Day in day out, issues crop up on employers’ terminating the employment of workers at any time and any day. This issue has really become a talk of the town in recent times. Whilst evidence and studies prove that this happens most at times because workers are partially or absolutely ignorant about their right at the workplace, many employers also fail to recognize or do not know the limit of their authority at the workplace.
Both the employer and the employee should know that if their rights are seen as protecting an individual’s interests from the actions of others, responsibilities can be seen as establishing limits on one’s actions. Most employees who are ignorant of this, see themselves fired every now and then from work. Employers who also ignore them find themselves from one courtroom to another, wasting valuable resources.
The time has now come for both the employer and the employee to know the grounds on which the termination of employment is considered fair and unfair. It was only some years past that workers who enter “employment at will” (EAW) see themselves fired now and then. However, due to the recent modifications to even the employment at will doctrine, no employer can just terminate the employment of a worker and go scot free. The following are the modifications to the employment at will doctrine.
Public policy exceptions: This exception states that no employees’ employment should be terminated if its action which leads to the termination is to protect public policy. This was because the courts have found out that the dismissal of an at-will employee, while not a violation of any explicit statute, nonetheless undermines the states’ ability to pursue public policies and for that reason will not be accepted.
Judicial exceptions: This is where the termination will not be accepted in cases where the courts have found explicit contracts on the basis of representations that were made to employees either in their employees’ handbook or through a statement made during the hiring process (ie express and implied contracts).

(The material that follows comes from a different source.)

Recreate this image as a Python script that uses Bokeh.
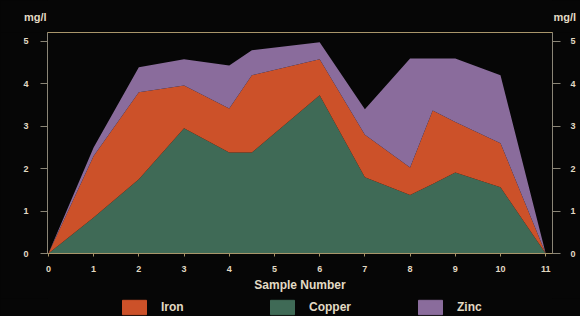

The implied covenant of good faith exceptions: This also highlights that the termination of an employee’s employment will not be accepted few days before they were due to receive annual bonuses for annual sales performance.
In addition, all employers should know that any employer who terminates the employment of an employee based on the following grounds have violated the laws of the land and should, therefore, guard against them except otherwise stipulated in the contract note.
A worker’s employment is terminated unfairly if the termination is due to his joining or intention to join or ceasing to join or taking part in the activities of a trade union. It is also unfair if the termination is on the grounds of a worker seeking office as or is acting or has acted as a workers’ representative. If the ground is that the employee has filed a complaint or participated in proceedings against the employer for alleged violations. Also, if the termination is based on pregnancy, the worker’s disability, that the worker has taken part in a legal strike or the level of qualification required now is different from the one he/she has when employed. To sum up, any termination on the grounds of the worker’s gender, race, color, ethnic background, origin, religion, and creed, social, political or economic status is also unfair.
Any worker, who claims that his / her employment has been unfairly terminated by the worker’s employer, may present a complaint to the National Labor Commission for redress. Such an employee’s employment when found to be unexpectedly terminated, the employee would either be reinstated or re-employed.
Despite the above, there are grounds on which an employer can fairly terminate the employment of an employee. Termination is fair on the grounds that the worker is incompetent in the field in which he/she has been employed or because of proven misconduct. Death or incapacitation can also be a fair ground for terminating the employment of an employee. Redundancy is also a fairground for terminating the employment of an employee just that the employer has to pay a redundancy pay to the employee. Termination is also fair if it is due to legal restrictions imposed on the worker prohibiting him/her from performing the work.
In conclusion, ignorance is no excuse for the law. As such, both the employer and the employee should know their rights and limitations in order to prevent the long arms of the law from catching them.